Who gets the credit for education? My colleague Bernard Keane notes:

“Australia has 19 universities ranked in the top 500 in the world, according to the 2013 Academic Ranking of World Universities released overnight, and five in the top 100. The Coalition’s universities spokesman Brett Mason welcomed the data. He said in a media release this morning: ‘These outstanding results are a credit to all our academics and university administrators.Your hard work and dedication has not gone unnoticed.’

“Whatever that means. Mason’s media release didn’t mention the government, curiously. Not ever a mention of universities doing it tougher in the face of Labor’s recent cuts to higher education, which you’d have thought was an obvious angle for the opposition.

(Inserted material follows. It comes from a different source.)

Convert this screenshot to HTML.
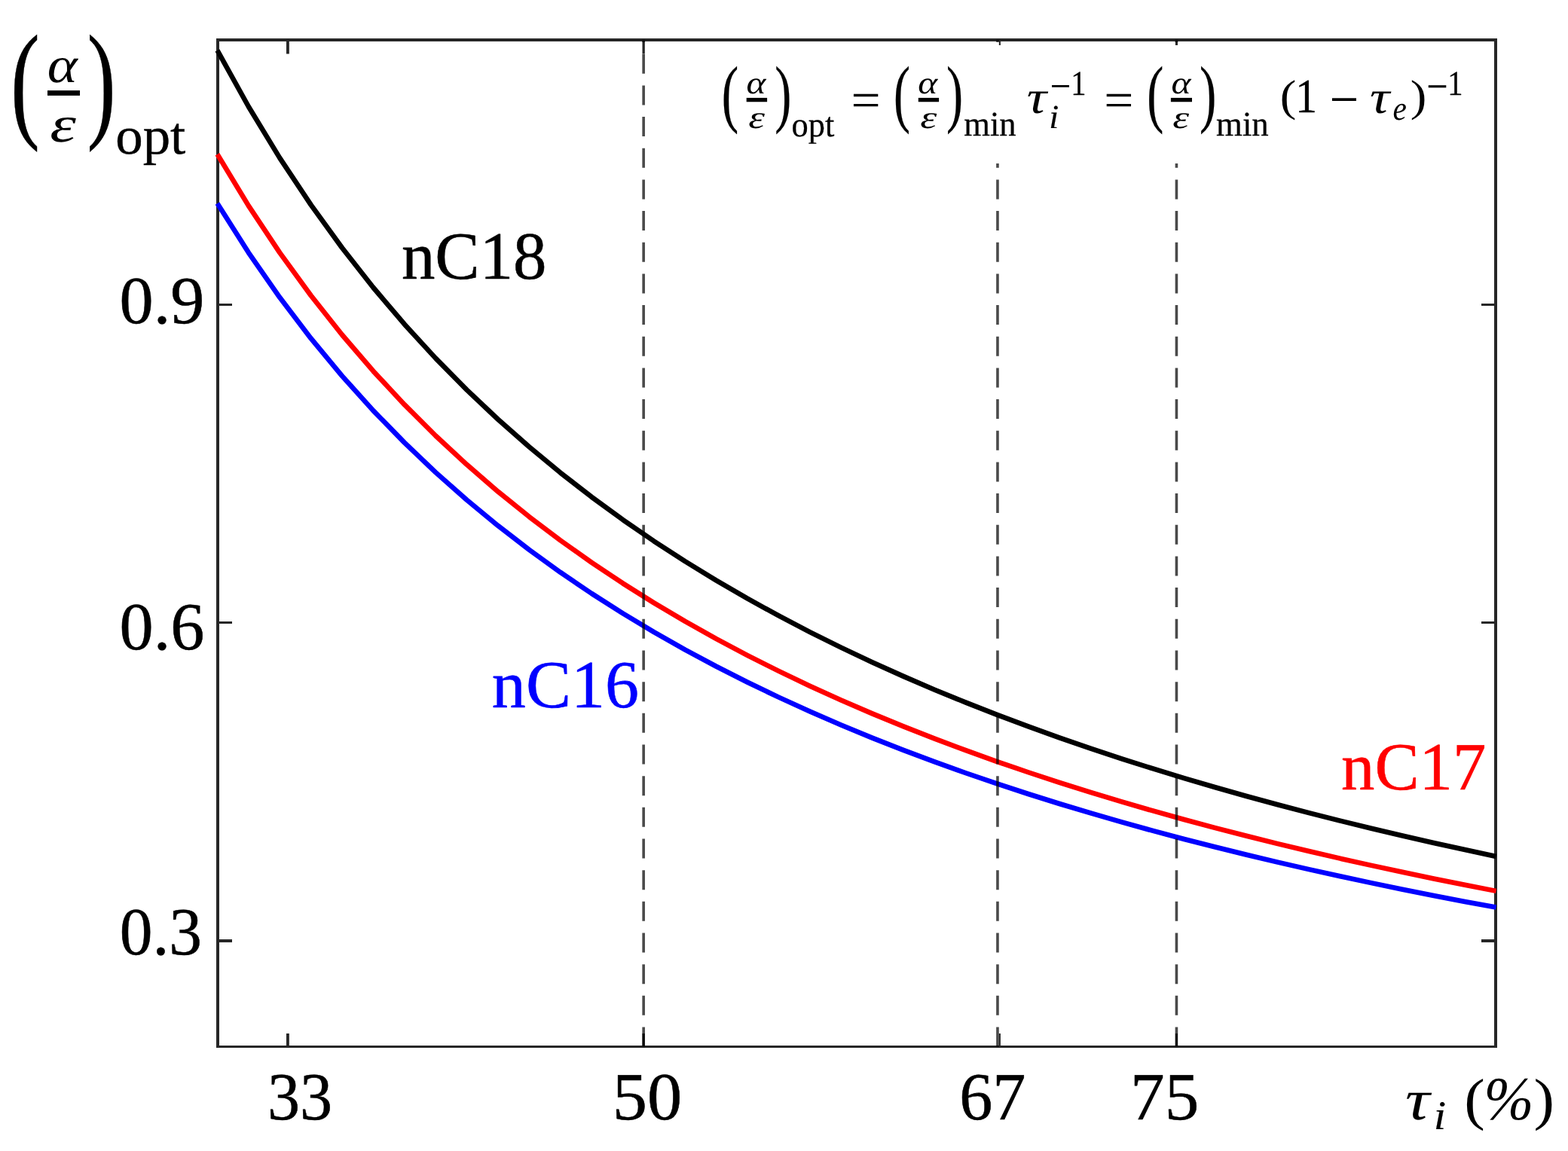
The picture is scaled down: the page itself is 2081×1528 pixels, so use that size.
<!DOCTYPE html>
<html lang="en"><head><meta charset="utf-8"><title>Optimal absorptance to emittance ratio versus transmittance</title>
<style>html,body{margin:0;padding:0;background:#ffffff}body{width:2081px;height:1528px;overflow:hidden}svg{display:block}text{font-family:"Liberation Serif","DejaVu Serif",serif;white-space:pre;text-rendering:geometricPrecision}.it{font-style:italic}.dj{font-family:"DejaVu Serif","Liberation Serif",serif}</style>
</head><body>
<svg width="2081" height="1528" viewBox="0 0 2081 1528">
<rect x="0" y="0" width="2081" height="1528" fill="#ffffff"/>
<g fill="#262626" shape-rendering="crispEdges">
<rect x="287" y="51" width="4" height="1340"/>
<rect x="1983" y="51" width="4" height="1340"/>
<rect x="287" y="51" width="1700" height="4"/>
<rect x="287" y="1388" width="1700" height="3"/>
</g>
<g fill="#262626">
<rect x="380" y="1372" width="3.85" height="17"/>
<rect x="380" y="54" width="3.85" height="17.5"/>
<rect x="852.5" y="1372" width="3.3" height="17"/>
<rect x="852.5" y="54" width="3.3" height="17.5"/>
<rect x="1325.8" y="1372" width="2.1" height="17"/>
<rect x="1325.8" y="54" width="2.1" height="17.5"/>
<rect x="1559.9" y="1372" width="3.1" height="17"/>
<rect x="1559.9" y="54" width="3.1" height="17.5"/>
<rect x="290" y="403" width="18" height="3"/>
<rect x="1966" y="403" width="18" height="3"/>
<rect x="290" y="825" width="18" height="3"/>
<rect x="1966" y="825" width="18" height="3"/>
<rect x="290" y="1247" width="18" height="4"/>
<rect x="1966" y="1247" width="18" height="4"/>
</g>
<path d="M288.43 270.09 L329.83 335.34 L371.22 394.79 L412.61 449.17 L454.01 499.1 L495.4 545.12 L536.8 587.66 L578.19 627.1 L619.58 663.77 L660.98 697.96 L702.37 729.9 L743.76 759.81 L785.16 787.88 L826.55 814.27 L867.94 839.13 L909.34 862.58 L950.73 884.76 L992.12 905.74 L1033.52 925.64 L1074.91 944.53 L1116.3 962.49 L1157.7 979.58 L1199.09 995.86 L1240.48 1011.4 L1281.88 1026.24 L1323.27 1040.42 L1364.66 1053.99 L1406.06 1067 L1447.45 1079.46 L1488.84 1091.42 L1530.24 1102.91 L1571.63 1113.95 L1613.02 1124.57 L1654.42 1134.8 L1695.81 1144.65 L1737.2 1154.14 L1778.6 1163.3 L1819.99 1172.13 L1861.39 1180.67 L1902.78 1188.92 L1944.17 1196.89 L1985.57 1204.61" fill="none" stroke="#0000ff" stroke-width="6.6" stroke-linejoin="round" stroke-linecap="butt"/>
<path d="M288.43 204.83 L329.83 273.12 L371.22 335.34 L412.61 392.25 L454.01 444.51 L495.4 492.67 L536.8 537.19 L578.19 578.47 L619.58 616.85 L660.98 652.63 L702.37 686.05 L743.76 717.36 L785.16 746.73 L826.55 774.35 L867.94 800.37 L909.34 824.92 L950.73 848.13 L992.12 870.09 L1033.52 890.92 L1074.91 910.68 L1116.3 929.48 L1157.7 947.36 L1199.09 964.41 L1240.48 980.67 L1281.88 996.19 L1323.27 1011.04 L1364.66 1025.25 L1406.06 1038.85 L1447.45 1051.9 L1488.84 1064.42 L1530.24 1076.44 L1571.63 1088 L1613.02 1099.11 L1654.42 1109.81 L1695.81 1120.12 L1737.2 1130.05 L1778.6 1139.64 L1819.99 1148.89 L1861.39 1157.82 L1902.78 1166.45 L1944.17 1174.8 L1985.57 1182.88" fill="none" stroke="#ff0000" stroke-width="6.6" stroke-linejoin="round" stroke-linecap="butt"/>
<path d="M288.43 66.8 L329.83 141.52 L371.22 209.59 L412.61 271.86 L454.01 329.05 L495.4 381.74 L536.8 430.45 L578.19 475.61 L619.58 517.61 L660.98 556.75 L702.37 593.32 L743.76 627.57 L785.16 659.71 L826.55 689.93 L867.94 718.4 L909.34 745.26 L950.73 770.65 L992.12 794.68 L1033.52 817.47 L1074.91 839.1 L1116.3 859.66 L1157.7 879.23 L1199.09 897.87 L1240.48 915.66 L1281.88 932.65 L1323.27 948.9 L1364.66 964.44 L1406.06 979.33 L1447.45 993.6 L1488.84 1007.3 L1530.24 1020.46 L1571.63 1033.1 L1613.02 1045.26 L1654.42 1056.97 L1695.81 1068.24 L1737.2 1079.11 L1778.6 1089.6 L1819.99 1099.72 L1861.39 1109.49 L1902.78 1118.94 L1944.17 1128.07 L1985.57 1136.91" fill="none" stroke="#000000" stroke-width="6.6" stroke-linejoin="round" stroke-linecap="butt"/>
<g stroke="#000000" stroke-opacity="0.71" stroke-width="3.6" stroke-dasharray="26 15.67" fill="none">
<line x1="854.15" y1="1389.5" x2="854.15" y2="53"/>
<line x1="1323.95" y1="1389.5" x2="1323.95" y2="53"/>
<line x1="1561.45" y1="1389.5" x2="1561.45" y2="53"/>
</g>
<rect x="950" y="60" width="1000" height="157" fill="#ffffff"/>
<rect x="63" y="120.1" width="43.05" height="6.8" fill="#000000"/>
<rect x="990.7" y="129.9" width="27.4" height="5.35" fill="#000000"/>
<rect x="1218.8" y="129.9" width="27.3" height="5.35" fill="#000000"/>
<rect x="1553.9" y="129.9" width="28.1" height="5.35" fill="#000000"/>
<text transform="translate(158.61 429) scale(1.0079 1)" font-size="89.6" stroke="#000000" stroke-width="0.54" stroke-linejoin="round">0.9</text>
<text transform="translate(158.61 862) scale(1.0079 1)" font-size="89.6" stroke="#000000" stroke-width="0.54" stroke-linejoin="round">0.6</text>
<text transform="translate(158.72 1267) scale(0.9765 1)" font-size="89.6" stroke="#000000" stroke-width="0.54" stroke-linejoin="round">0.3</text>
<text transform="translate(354.9 1486) scale(0.9624 1)" font-size="89.6" stroke="#000000" stroke-width="0.54" stroke-linejoin="round">33</text>
<text transform="translate(812.87 1486) scale(1.0324 1)" font-size="89.6" stroke="#000000" stroke-width="0.54" stroke-linejoin="round">50</text>
<text transform="translate(1273.25 1486) scale(0.9841 1)" font-size="89.6" stroke="#000000" stroke-width="0.54" stroke-linejoin="round">67</text>
<text transform="translate(1500.09 1486) scale(1.0183 1)" font-size="89.6" stroke="#000000" stroke-width="0.54" stroke-linejoin="round">75</text>
<text transform="translate(532.9 370) scale(0.9923 1)" font-size="89.6" stroke="#000000" stroke-width="0.54" stroke-linejoin="round">nC18</text>
<text transform="translate(652.87 939) scale(1.0048 1)" font-size="89.6" fill="#0000ff" stroke="#0000ff" stroke-width="0.54" stroke-linejoin="round">nC16</text>
<text transform="translate(1780.05 1048) scale(0.9905 1)" font-size="89.6" fill="#ff0000" stroke="#ff0000" stroke-width="0.54" stroke-linejoin="round">nC17</text>
<text transform="translate(13.92 165) scale(0.6785 1)" font-size="171.58" stroke="#000000" stroke-width="0.52" stroke-linejoin="round">(</text>
<text class="it" transform="translate(62.81 109) scale(1.1193 1)" font-size="68.1">α</text>
<text class="it" transform="translate(66.19 188) scale(1.2920 1)" font-size="68.1">ε</text>
<text transform="translate(115.52 165) scale(0.6694 1)" font-size="171.58" stroke="#000000" stroke-width="0.52" stroke-linejoin="round">)</text>
<text transform="translate(153.22 204) scale(1.0295 1)" font-size="70.78" stroke="#000000" stroke-width="0.43" stroke-linejoin="round">opt</text>
<text transform="translate(957.83 157) scale(0.6770 1)" font-size="99.56" stroke="#000000" stroke-width="0.3" stroke-linejoin="round">(</text>
<text class="it" transform="translate(990.42 124) scale(1.1773 1)" font-size="41.83">α</text>
<text class="it" transform="translate(993.3 170) scale(1.3152 1)" font-size="41.94">ε</text>
<text transform="translate(1028.15 157) scale(0.6653 1)" font-size="99.56" stroke="#000000" stroke-width="0.3" stroke-linejoin="round">)</text>
<text transform="translate(1050.59 181) scale(0.9629 1)" font-size="46.12" stroke="#000000" stroke-width="0.28" stroke-linejoin="round">opt</text>
<text transform="translate(1129.43 155) scale(1.0525 1)" font-size="66">=</text>
<text transform="translate(1186.08 157) scale(0.6653 1)" font-size="99.56" stroke="#000000" stroke-width="0.3" stroke-linejoin="round">(</text>
<text class="it" transform="translate(1218.32 124) scale(1.1796 1)" font-size="41.83">α</text>
<text class="it" transform="translate(1221.19 170) scale(1.3345 1)" font-size="41.94">ε</text>
<text transform="translate(1256.05 157) scale(0.6653 1)" font-size="99.56" stroke="#000000" stroke-width="0.3" stroke-linejoin="round">)</text>
<text transform="translate(1279.27 180) scale(0.9670 1)" font-size="46.13" stroke="#000000" stroke-width="0.28" stroke-linejoin="round">min</text>
<text class="it" transform="translate(1362.87 150) scale(1.1800 1)" font-size="62.13">τ</text>
<text class="it" transform="translate(1392.22 170) scale(1.0493 1)" font-size="44.46" stroke="#000000" stroke-width="0.18" stroke-linejoin="round">i</text>
<text transform="translate(1393.53 133) scale(0.8833 1)" font-size="56">−</text>
<text transform="translate(1421.24 126) scale(0.8800 1)" font-size="46.09" stroke="#000000" stroke-width="0.28" stroke-linejoin="round">1</text>
<text transform="translate(1465.33 155) scale(1.0525 1)" font-size="66">=</text>
<text transform="translate(1522.33 157) scale(0.6653 1)" font-size="99.56" stroke="#000000" stroke-width="0.3" stroke-linejoin="round">(</text>
<text class="it" transform="translate(1554.52 124) scale(1.1820 1)" font-size="41.83">α</text>
<text class="it" transform="translate(1556.3 170) scale(1.3216 1)" font-size="41.94">ε</text>
<text transform="translate(1592.03 157) scale(0.6731 1)" font-size="99.56" stroke="#000000" stroke-width="0.3" stroke-linejoin="round">)</text>
<text transform="translate(1614.07 180) scale(0.9712 1)" font-size="46.13" stroke="#000000" stroke-width="0.28" stroke-linejoin="round">min</text>
<text transform="translate(1698.8 147) scale(1.1033 1)" font-size="58.62">(</text>
<text transform="translate(1719.21 149) scale(0.9000 1)" font-size="63.88" stroke="#000000" stroke-width="0.39" stroke-linejoin="round">1</text>
<text transform="translate(1764.46 156) scale(0.9558 1)" font-size="72">−</text>
<text class="it" transform="translate(1817.97 150) scale(1.1800 1)" font-size="62.13">τ</text>
<text class="it" transform="translate(1848.56 159) scale(0.9181 1)" font-size="45.05">e</text>
<text transform="translate(1871.85 147) scale(1.1033 1)" font-size="58.62">)</text>
<text transform="translate(1893.27 136) scale(0.7897 1)" font-size="64">−</text>
<text transform="translate(1921.19 126) scale(0.8800 1)" font-size="46.09" stroke="#000000" stroke-width="0.28" stroke-linejoin="round">1</text>
<text class="it" transform="translate(1864.94 1486) scale(1.1800 1)" font-size="76.91">τ</text>
<text class="it" transform="translate(1902.67 1499) scale(1.0855 1)" font-size="54.23" stroke="#000000" stroke-width="0.22" stroke-linejoin="round">i</text>
<text transform="translate(1943.22 1485) scale(1.0810 1)" font-size="76.41">(</text>
<text class="it" transform="translate(1969.29 1486) scale(0.9771 1)" font-size="81.45">%</text>
<text transform="translate(2035.38 1485) scale(1.0810 1)" font-size="76.41">)</text>
</svg>
</body></html>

Why not? Well, the answer lies if you check the same data from 2008, which gives a snapshot of the state the Howard government had left higher education in. In the same survey for 2008 Australia had only 14 universities in the top 500, and just three in the top 100. In five years, Australia’s universities have significantly improved in the rankings. Must be entirely due to hard-working administrators and academics.”